For the time being, let us just set aside the environment. That is too debatable an issue that can go on for an endless discussion.

The issue of the loss of jobs to many people is one that affects the stomach. Hence, it is one emotional issue that needs to be addressed while the development is in the process of being introduced.


But let us not limit ourselves to the resort business. Let us also look at the operation of the ferry service between Davao City and Samal. It is the one providing means to connect the island to the mainland without the travelers getting off from any land transportation up to their or the city visitors’ points of destination.

The ferry business though is better situated than the Samal Paradise resort because it is assured of continuity until the bridge is completed and declared passable.

But just the same, the people depending for their livelihood on the ferry’s operation are like convicts waiting for their sentence to be carried out. That is, they’ll be out of jobs or businesses after three years or so, the timetable of the bridge project. Such a wait is excruciating.


But the ferries business is not a totally lost cause. When the bridge is completed it could find new routes that may be able to bring in development to other areas of the island city.

Yes, we heard mayor Uy on the same television interview that the city is now looking at having the ferries service either direct from the Davao City to Talicud Island, or possibly from Kaputian to Talicud, or from Davao de Oro in Pantukan direct to Samal and vice versa.

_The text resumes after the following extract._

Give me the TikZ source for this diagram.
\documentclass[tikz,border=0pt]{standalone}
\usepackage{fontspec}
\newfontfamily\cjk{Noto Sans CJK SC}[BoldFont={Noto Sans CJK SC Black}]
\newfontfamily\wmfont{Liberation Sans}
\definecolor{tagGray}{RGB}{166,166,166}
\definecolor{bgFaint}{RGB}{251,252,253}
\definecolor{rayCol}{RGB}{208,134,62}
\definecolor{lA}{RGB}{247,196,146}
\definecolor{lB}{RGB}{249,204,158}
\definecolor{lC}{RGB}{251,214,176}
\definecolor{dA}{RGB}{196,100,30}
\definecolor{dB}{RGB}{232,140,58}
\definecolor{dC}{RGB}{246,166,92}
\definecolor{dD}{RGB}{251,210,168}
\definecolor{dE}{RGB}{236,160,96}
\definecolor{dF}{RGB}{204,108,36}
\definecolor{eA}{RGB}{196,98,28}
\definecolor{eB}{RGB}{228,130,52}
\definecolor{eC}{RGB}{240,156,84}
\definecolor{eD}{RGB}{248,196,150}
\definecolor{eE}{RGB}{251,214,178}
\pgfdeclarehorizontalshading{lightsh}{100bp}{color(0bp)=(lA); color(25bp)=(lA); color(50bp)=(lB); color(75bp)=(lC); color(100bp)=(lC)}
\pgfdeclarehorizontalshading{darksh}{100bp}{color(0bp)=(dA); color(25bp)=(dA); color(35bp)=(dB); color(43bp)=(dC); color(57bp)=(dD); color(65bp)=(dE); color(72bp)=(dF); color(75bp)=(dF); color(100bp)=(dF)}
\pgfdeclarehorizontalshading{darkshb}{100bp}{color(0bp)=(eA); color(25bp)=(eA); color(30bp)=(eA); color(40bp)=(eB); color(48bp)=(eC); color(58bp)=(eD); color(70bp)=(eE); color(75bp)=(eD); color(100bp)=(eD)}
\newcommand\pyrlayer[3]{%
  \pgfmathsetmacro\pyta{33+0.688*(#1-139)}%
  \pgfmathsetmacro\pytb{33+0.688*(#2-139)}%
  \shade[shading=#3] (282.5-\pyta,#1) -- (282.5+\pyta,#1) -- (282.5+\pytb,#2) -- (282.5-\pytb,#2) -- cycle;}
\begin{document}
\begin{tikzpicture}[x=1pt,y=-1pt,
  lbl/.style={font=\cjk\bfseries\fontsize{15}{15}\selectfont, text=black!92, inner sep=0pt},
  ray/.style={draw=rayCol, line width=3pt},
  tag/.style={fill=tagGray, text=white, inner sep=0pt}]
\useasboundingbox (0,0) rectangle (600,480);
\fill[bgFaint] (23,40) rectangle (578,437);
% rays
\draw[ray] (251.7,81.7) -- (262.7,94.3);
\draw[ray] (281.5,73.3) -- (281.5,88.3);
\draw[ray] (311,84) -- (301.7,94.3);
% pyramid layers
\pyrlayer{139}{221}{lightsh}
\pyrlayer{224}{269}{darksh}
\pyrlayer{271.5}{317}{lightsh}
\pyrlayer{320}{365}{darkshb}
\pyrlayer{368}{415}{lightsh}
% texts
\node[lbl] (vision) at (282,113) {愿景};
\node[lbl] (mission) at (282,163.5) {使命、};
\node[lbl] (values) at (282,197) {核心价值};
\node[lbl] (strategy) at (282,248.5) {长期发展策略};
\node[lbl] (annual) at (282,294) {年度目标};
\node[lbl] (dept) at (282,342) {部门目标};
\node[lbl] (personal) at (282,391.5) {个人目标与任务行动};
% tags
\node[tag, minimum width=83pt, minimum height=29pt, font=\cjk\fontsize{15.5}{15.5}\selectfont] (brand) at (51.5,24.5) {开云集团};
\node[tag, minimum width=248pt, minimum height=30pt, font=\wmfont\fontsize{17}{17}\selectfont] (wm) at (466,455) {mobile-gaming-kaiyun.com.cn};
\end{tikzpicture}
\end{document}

This last proposed route of the ferry service, to us, is perhaps worth the bite of the ferry operators. This will not only cut the length of travel time for Davao de Oro people and nearby Davao Oriental who want to visit Samal, it would also cut the cost of travel.

So, wherever will be the ferries landing sites in Samal and Pantukan by then, will likely be the beneficiaries of new economic opportunities.


However, should the plan of shifting ferry service from Davao City to Talikud island be realized, the current boat service from Sta. Ana pier in Davao City to Sta. Fe in Talikud will also be adversely affected.

And even if the route will be from Kaputian to Talikud, still the small pump boat service will find its business shun by the passengers. But definitely, this possibility will open new economic opportunities for that long forsaken island in IGaCoS. Talikud, as many who have gone there observed, has a huge potential for development as well.

Only that for now, it’s being isolated by bodies of water from potential investors.
For now, it is our take that government planners and the various stakeholders in the island city and the Davao mainland as well, have to put to the test the real measure of development when the discussion of the pursuance of the bridge project is laid on the table.

If the benefits and the number of beneficiaries far tilt the balance to its favor then perhaps, the potential sufferers must have to accept their fate. Though sad it may be, but that is the reality.


But as it is said in Ecclesiastes, “There is a time for everything,” So, some may lose something with the onset of the bridge project but there is still the possibility that at the end of the road (or call it a bridge) to perdition is the beginning of another road towards full salvation, economically that is.


Of course, the government, both national and local must provide the necessary interventions in cushioning the initial negative impact of the bridge project. The sufferers of that multi-billion development must be seen through by the government while they are still grappling in the dark to survive their fate.